Saudi Arabia's Deportation of 24,000 Pakistanis: A Blow to Reputation and Human Dignity


Saudi Arabia has deported more than 24,000 Pakistani nationals this year, and the reasons given—organised begging and visa abuse, particularly around Mecca and Medina—have caused serious embarrassment for Pakistan. Behind the numbers lies a grimmer story about poverty, exploitation, and the lengths desperate people will go to when they see no future at home.

Most of those deported had travelled on Umrah or tourist visas, supposedly for religious pilgrimage, but were caught begging in the streets. Saudi authorities take a dim view of this, seeing it as both a violation of the pilgrimage's sanctity and evidence of organised criminal networks preying on vulnerable people. The scale of the deportations suggests this isn't just a few bad apples—it's a systemic problem.
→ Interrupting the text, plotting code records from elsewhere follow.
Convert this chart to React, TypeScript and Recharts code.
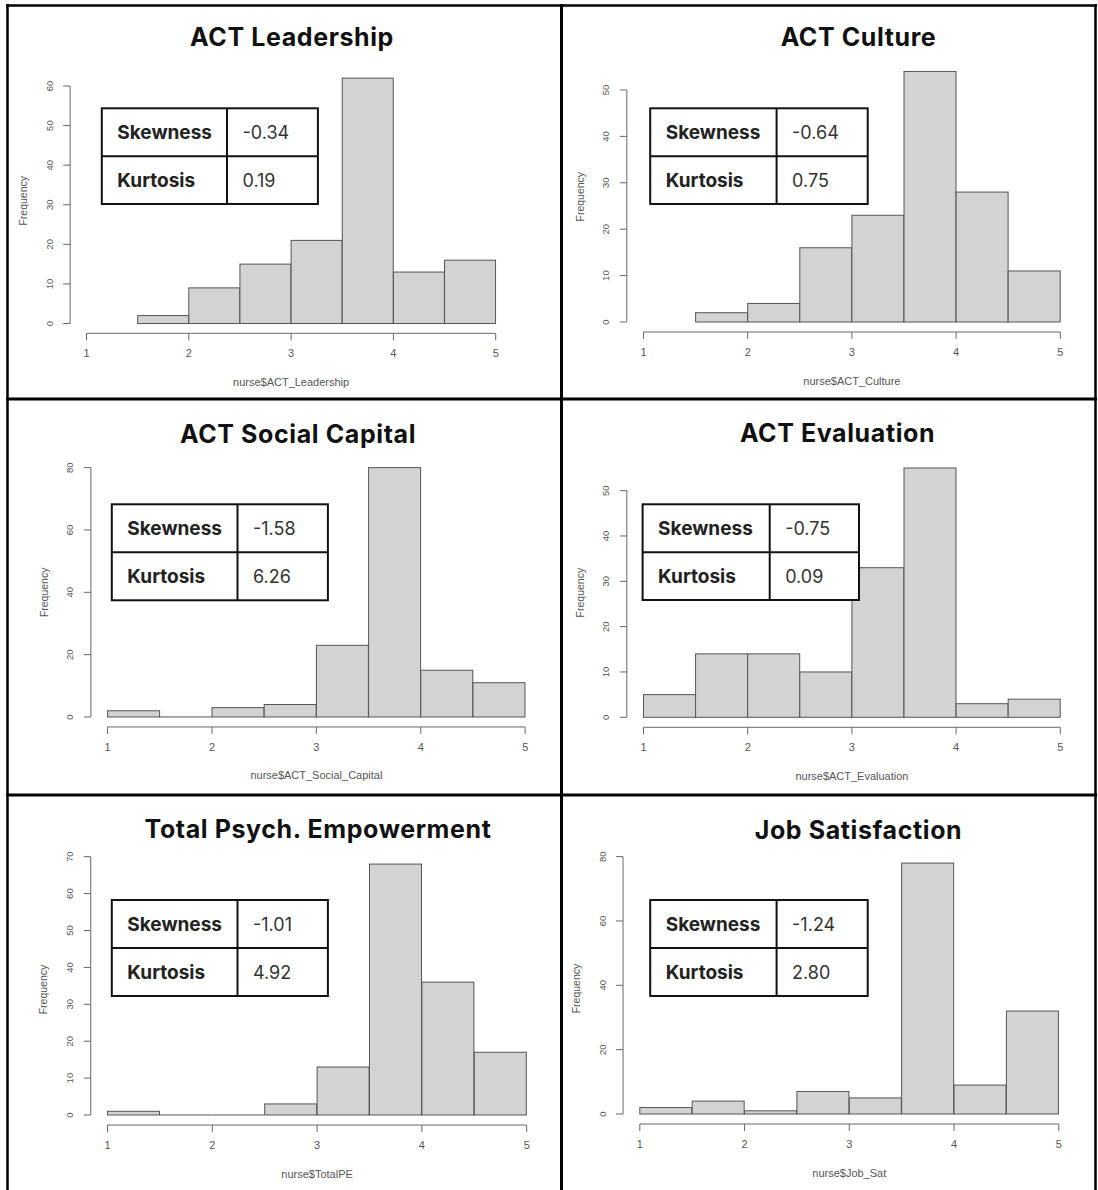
import React from 'react';
import { ComposedChart, Bar, XAxis, YAxis, ReferenceLine } from 'recharts';

// ---------- data ----------
const binStarts = [1, 1.5, 2, 2.5, 3, 3.5, 4, 4.5];
const binWidth = 0.5;
const xTicks = [1, 2, 3, 4, 5];

const leadershipCounts = [null, 2, 9, 15, 21, 62, 13, 16];
const cultureCounts = [null, 2, 4, 16, 23, 54, 28, 11];
const socialCapitalCounts = [2, 0, 3, 4, 23, 80, 15, 11];
const evaluationCounts = [5, 14, 14, 10, 33, 55, 3, 4];
const totalPECounts = [1, 0, 0, 3, 13, 68, 36, 17];
const jobSatCounts = [2, 4, 1, 7, 5, 78, 9, 32];

const leadershipYTicks = [0, 10, 20, 30, 40, 50, 60];
const cultureYTicks = [0, 10, 20, 30, 40, 50];
const socialCapitalYTicks = [0, 20, 40, 60, 80];
const evaluationYTicks = [0, 10, 20, 30, 40, 50];
const totalPEYTicks = [0, 10, 20, 30, 40, 50, 60, 70];
const jobSatYTicks = [0, 20, 40, 60, 80];

const panelTitles = [
  'ACT Leadership',
  'ACT Culture',
  'ACT Social Capital',
  'ACT Evaluation',
  'Total Psych. Empowerment',
  'Job Satisfaction',
];
const panelXLabels = [
  'nurse$ACT_Leadership',
  'nurse$ACT_Culture',
  'nurse$ACT_Social_Capital',
  'nurse$ACT_Evaluation',
  'nurse$TotalPE',
  'nurse$Job_Sat',
];
const skewnessValues = ['-0.34', '-0.64', '-1.58', '-0.75', '-1.01', '-1.24'];
const kurtosisValues = ['0.19', '0.75', '6.26', '0.09', '4.92', '2.80'];

const panelCounts = [leadershipCounts, cultureCounts, socialCapitalCounts, evaluationCounts, totalPECounts, jobSatCounts];
const panelYTicks = [leadershipYTicks, cultureYTicks, socialCapitalYTicks, evaluationYTicks, totalPEYTicks, jobSatYTicks];

// ---------- layout (page pixels) ----------
const chartLayout = [
  { cellLeft: 0, cellTop: 0, x1: 86.5, ppu: 102.3, y0: 323.5, ppc: 3.958 },
  { cellLeft: 561, cellTop: 0, x1: 643.5, ppu: 104.2, y0: 322, ppc: 4.64 },
  { cellLeft: 0, cellTop: 399, x1: 107.6, ppu: 104.4, y0: 717, ppc: 3.117 },
  { cellLeft: 561, cellTop: 399, x1: 643.5, ppu: 104.2, y0: 717.3, ppc: 4.533 },
  { cellLeft: 0, cellTop: 795, x1: 107.5, ppu: 104.8, y0: 1115, ppc: 3.69 },
  { cellLeft: 561, cellTop: 795, x1: 639.8, ppu: 104.75, y0: 1114, ppc: 3.217 },
];
const titleLayout = [
  { cx: 292, base: 45.6 },
  { cx: 858.5, base: 45.7 },
  { cx: 298, base: 443.3 },
  { cx: 837.5, base: 441.7 },
  { cx: 318, base: 838.3 },
  { cx: 858.5, base: 839 },
];
const tableLayout = [
  { x: 101.8, y: 108.3, w: 216.1, h: 95.7, div: 227 },
  { x: 650.2, y: 108.3, w: 217.5, h: 95.7, div: 776.6 },
  { x: 111.8, y: 504.3, w: 216.1, h: 96, div: 237.5 },
  { x: 642.6, y: 504.3, w: 216.4, h: 95.7, div: 769.7 },
  { x: 111.8, y: 900, w: 216.1, h: 96, div: 237.5 },
  { x: 650.2, y: 900, w: 217.5, h: 96, div: 776.6 },
];

const AXIS_FONT = '"Liberation Sans", Arial, sans-serif';
const UI_FONT = 'Inter, "Noto Sans", sans-serif';
const AXIS_COLOR = '#666';
const TEXT_COLOR = '#555';

const HistBar = (props: any) => {
  const { x, y, width, height, payload } = props;
  if (!payload || payload.count == null) return <g />;
  if (!height) {
    return <line x1={x} x2={x + width} y1={y} y2={y} stroke="#555" strokeWidth={1} />;
  }
  return <rect x={x} y={y} width={width} height={height} fill="#d3d3d3" stroke="#555" strokeWidth={1} />;
};

const RotatedYTick = (props: any) => {
  const { x, y, payload } = props;
  return (
    <text
      x={x}
      y={y}
      transform={`rotate(-90 ${x} ${y})`}
      textAnchor="middle"
      fontSize={9.5}
      fill={TEXT_COLOR}
      fontFamily={AXIS_FONT}
    >
      {payload.value}
    </text>
  );
};

function Histogram({ index }: { index: number }) {
  const counts = panelCounts[index];
  const yTicks = panelYTicks[index];
  const L = chartLayout[index];
  const data = binStarts.map((s, i) => ({ bin: s + binWidth / 2, count: counts[i] }));
  const valid = counts.filter((c) => c != null) as number[];
  const ymax = Math.max(...valid);
  const yMin = -0.04 * ymax;
  const yMax = 1.04 * ymax;
  const xFirst = xTicks[0];
  const xLast = xTicks[xTicks.length - 1];
  const xMin = xFirst - 0.04 * (xLast - xFirst);
  const xMax = xLast + 0.04 * (xLast - xFirst);

  const plotLeft = L.x1 + (xMin - xFirst) * L.ppu;
  const plotRight = L.x1 + (xMax - xFirst) * L.ppu;
  const plotTop = L.y0 - yMax * L.ppc;
  const plotBottom = L.y0 - yMin * L.ppc;
  const xAxisH = 62;
  const rightM = 8;
  const width = plotRight - L.cellLeft + rightM;
  const height = plotBottom - L.cellTop + xAxisH;
  const yAxisW = plotLeft - L.cellLeft;
  const pad = (xFirst - xMin) * L.ppu;

  return (
    <div style={{ position: 'absolute', left: L.cellLeft, top: L.cellTop }}>
      <ComposedChart
        width={width}
        height={height}
        data={data}
        margin={{ top: plotTop - L.cellTop, right: rightM, bottom: 0, left: 0 }}
        barCategoryGap={0}
        barGap={0}
      >
        <XAxis
          xAxisId="bins"
          dataKey="bin"
          type="category"
          hide
          height={0}
          padding={{ left: pad, right: pad }}
        />
        <XAxis
          xAxisId="num"
          dataKey="bin"
          type="number"
          domain={[xMin, xMax]}
          ticks={xTicks}
          allowDataOverflow
          interval={0}
          axisLine={false}
          tickSize={7}
          tickMargin={9}
          height={xAxisH}
          tickLine={{ stroke: AXIS_COLOR }}
          tick={{ fontSize: 11, fill: TEXT_COLOR, fontFamily: AXIS_FONT }}
          label={{
            value: panelXLabels[index],
            position: 'insideBottom',
            offset: 9.5,
            fontSize: 11,
            fill: TEXT_COLOR,
            fontFamily: AXIS_FONT,
          }}
        />
        <YAxis
          type="number"
          domain={[yMin, yMax]}
          ticks={yTicks}
          allowDataOverflow
          interval={0}
          width={yAxisW}
          axisLine={false}
          tickSize={7}
          tickMargin={10.5}
          tickLine={{ stroke: AXIS_COLOR }}
          tick={<RotatedYTick />}
          label={{
            value: 'Frequency',
            angle: -90,
            position: 'insideLeft',
            offset: yAxisW - 47,
            fontSize: 10.5,
            fill: TEXT_COLOR,
            fontFamily: AXIS_FONT,
            style: { textAnchor: 'middle' },
          }}
        />
        <Bar xAxisId="bins" dataKey="count" shape={HistBar} isAnimationActive={false} />
        <ReferenceLine
          xAxisId="num"
          ifOverflow="visible"
          segment={[{ x: xFirst, y: yMin }, { x: xLast, y: yMin }]}
          stroke={AXIS_COLOR}
          strokeWidth={1}
        />
        <ReferenceLine
          xAxisId="num"
          ifOverflow="visible"
          segment={[{ x: xMin, y: yTicks[0] }, { x: xMin, y: yTicks[yTicks.length - 1] }]}
          stroke={AXIS_COLOR}
          strokeWidth={1}
        />
      </ComposedChart>
    </div>
  );
}

function Overlay() {
  return (
    <svg
      width={1098}
      height={1190}
      style={{ position: 'absolute', left: 0, top: 0, pointerEvents: 'none' }}
    >
      <line x1={6} x2={1097} y1={5.5} y2={5.5} stroke="#000" strokeWidth={2.5} />
      <line x1={7.5} x2={7.5} y1={4} y2={1190} stroke="#000" strokeWidth={2.5} />
      <line x1={1095.5} x2={1095.5} y1={4} y2={1190} stroke="#000" strokeWidth={2.5} />
      <line x1={561.5} x2={561.5} y1={4} y2={1190} stroke="#000" strokeWidth={3} />
      <line x1={6} x2={1097} y1={399} y2={399} stroke="#000" strokeWidth={3} />
      <line x1={6} x2={1097} y1={795} y2={795} stroke="#000" strokeWidth={3} />

      {panelTitles.map((t, i) => (
        <text
          key={`t${i}`}
          x={titleLayout[i].cx}
          y={titleLayout[i].base}
          textAnchor="middle"
          fontFamily={UI_FONT}
          fontWeight={700}
          fontSize={25}
          letterSpacing={0.6}
          fill="#111"
        >
          {t}
        </text>
      ))}

      {tableLayout.map((tb, i) => {
        const mid = tb.y + tb.h / 2;
        return (
          <g key={`tb${i}`}>
            <rect x={tb.x} y={tb.y} width={tb.w} height={tb.h} fill="#fff" stroke="#111" strokeWidth={2} />
            <line x1={tb.div} x2={tb.div} y1={tb.y} y2={tb.y + tb.h} stroke="#111" strokeWidth={2} />
            <line x1={tb.x} x2={tb.x + tb.w} y1={mid} y2={mid} stroke="#111" strokeWidth={2} />
            <text x={tb.x + 15.5} y={(tb.y + mid) / 2 + 7} fontFamily={UI_FONT} fontWeight={700} fontSize={19} fill="#222">
              Skewness
            </text>
            <text x={tb.div + 15.5} y={(tb.y + mid) / 2 + 7} fontFamily={UI_FONT} fontSize={18} fill="#333">
              {skewnessValues[i]}
            </text>
            <text x={tb.x + 15.5} y={(mid + tb.y + tb.h) / 2 + 7} fontFamily={UI_FONT} fontWeight={700} fontSize={19} fill="#222">
              Kurtosis
            </text>
            <text x={tb.div + 15.5} y={(mid + tb.y + tb.h) / 2 + 7} fontFamily={UI_FONT} fontSize={18} fill="#333">
              {kurtosisValues[i]}
            </text>
          </g>
        );
      })}
    </svg>
  );
}

export default function App() {
  return (
    <div style={{ position: 'absolute', left: 0, top: 0, width: 1098, height: 1190, background: '#fff' }}>
      {panelCounts.map((_, i) => (
        <Histogram key={i} index={i} />
      ))}
      <Overlay />
    </div>
  );
}
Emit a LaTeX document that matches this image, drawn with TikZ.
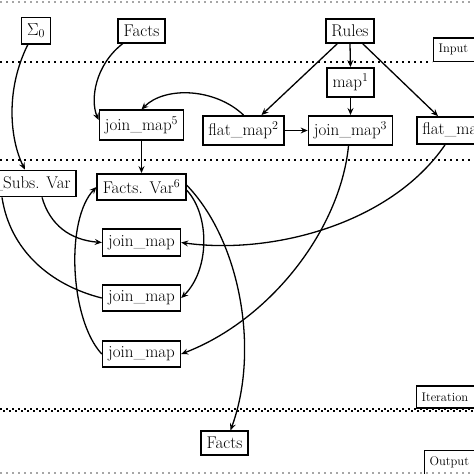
\documentclass[tikz,border=0pt]{standalone}
\usetikzlibrary{arrows.meta,calc}
\begin{document}
\begin{tikzpicture}[x=1pt,y=-1pt,
  box/.style={draw, line width=1.6pt, inner xsep=5.5pt, inner ysep=6pt, font=\fontsize{17}{20}\selectfont},
  lbl/.style={draw, line width=1.6pt, inner xsep=5pt, inner ysep=4pt, text width=60pt, align=left, font=\fontsize{12.5}{15}\selectfont},
  arr/.style={line width=1.3pt, -{Stealth[length=7pt,width=6pt,inset=2.5pt]}},
  ln/.style={line width=1.3pt},
  dotline/.style={line width=2pt, dash pattern=on 2pt off 4pt},
  greydot/.style={dotline, draw=black!35}]
\clip (0,0) rectangle (474,474);
\fill[white] (0,0) rectangle (474,474);
% separators
\draw[greydot] (0,1.5) -- (474,1.5);
\draw[dotline] (0,62) -- (432,62);
\draw[dotline] (0,159.5) -- (474,159.5);
\draw[dotline] (0,408.8) -- (474,408.8);
\draw[dotline, dash phase=3pt] (0,411) -- (474,411);
\draw[greydot] (0,472.5) -- (474,472.5);
% section labels
\node[lbl, anchor=south west, minimum height=23.4pt] (inp) at (432.8,62.2) {Input};
\node[lbl, anchor=south west, minimum height=22pt] (itr) at (415.8,409) {Iteration};
\node[lbl, anchor=north west, minimum height=30pt, text depth=9pt] (outp) at (423.8,449.8) {Output};
% nodes
\node[box] (s0) at (36,30.5) {$\Sigma_0$};
\node[box] (factsT) at (141.5,31) {Facts};
\node[box] (rules) at (350,31) {Rules};
\node[box] (map1) at (350.5,82.5) {map$^1$};
\node[box] (jm5) at (141.5,125) {join\_map$^5$};
\node[box] (flat2) at (243.5,130.5) {flat\_map$^2$};
\node[box] (jm3) at (350.5,130.5) {join\_map$^3$};
\node[box, anchor=west] (flat4) at (416,130.5) {flat\_map};
\node[box, anchor=east] (subs) at (77,183.5) {\_Subs. Var};
\node[box] (fv) at (141.5,187) {Facts. Var$^6$};
\node[box] (jmA) at (141.5,242.5) {join\_map};
\node[box] (jmB) at (141.5,298) {join\_map};
\node[box] (jmC) at (141.5,354) {join\_map};
\node[box] (factsB) at (224.5,443) {Facts};
% connectors
\draw[arr] (s0.240) .. controls (5,90) and (10,140) .. ($(subs.north east)+(-52,0)$);
\draw[arr] (factsT.214) .. controls (95,65) and (90,100) .. ($(jm5.west)+(0,-5)$);
\draw[arr] (flat2.north) .. controls (215,88) and (165,86) .. (jm5.north);
\draw[arr] (rules.225) -- ($(flat2.north)+(18,0)$);
\draw[arr] (rules.south) -- (map1.north);
\draw[arr] (rules.315) -- ($(flat4.north west)+(22,0)$);
\draw[arr] (map1.south) -- (jm3.north);
\draw[arr] (flat2.east) -- (jm3.west);
\draw[arr] (jm5.south) -- (fv.north);
\draw[arr] ($(jm3.south)+(-2,0)$) .. controls (340,230) and (270,320) .. (jmC.east);
\draw[arr] ($(flat4.south west)+(29,0)$) .. controls (390,225) and (270,255) .. (jmA.east);
\draw[arr] ($(fv.east)+(0,-2)$) .. controls (240,240) and (260,350) .. ($(factsB.north)+(6,0)$);
\draw[arr] ($(fv.east)+(0,3)$) .. controls (210,215) and (210,270) .. (jmB.east);
\draw[arr] (jmC.west) .. controls (70,320) and (65,220) .. (fv.west);
\draw[arr] ($(subs.south east)+(-35,0)$) .. controls (50,225) and (70,240) .. (jmA.west);
\draw[ln] ($(subs.south east)+(-75,0)$) .. controls (10,250) and (50,285) .. (jmB.west);
\end{tikzpicture}
\end{document}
Pakistan isn't alone in this. The UAE has sent back around 6,000 Pakistanis, mostly for begging or suspected criminal activity. Azerbaijan deported roughly 2,500. Pakistan's own Federal Investigation Agency stopped more than 50,000 people at airports this year for failing basic immigration checks. Put together, these figures suggest something deeply wrong: a combination of desperation at home and ruthless exploitation by middlemen abroad.

For Pakistan, the damage is twofold. Internationally, the country is starting to look like a source of visa fraud and petty crime. At home, the deportations lay bare the poverty and unemployment that push people into such risky ventures. Many of those deported were likely lied to by agents who promised easy money abroad. Instead, they've come home humiliated, with nothing to show for it but debt and shame.

This isn't just about statistics. It's about real people—men and women who saw no future where they were and took a desperate gamble. It's about the perversion of something sacred, where the pilgrimage to Mecca was turned into a cover for begging. And it's about Pakistan's urgent need to protect its own people, both by cracking down on fraudulent agents and by creating real opportunities at home so fewer feel compelled to leave in the first place.

Saudi Arabia has made its position clear: if Pakistan doesn't sort this out, stricter controls are coming, which will make life harder for genuine pilgrims and workers alike. The challenge now is for Pakistan to restore trust, protect its citizens, and tackle the poverty that drives such desperate behaviour. Deportations may solve Saudi Arabia's immediate problem, but they expose a deeper crisis that Pakistan can no longer afford to ignore.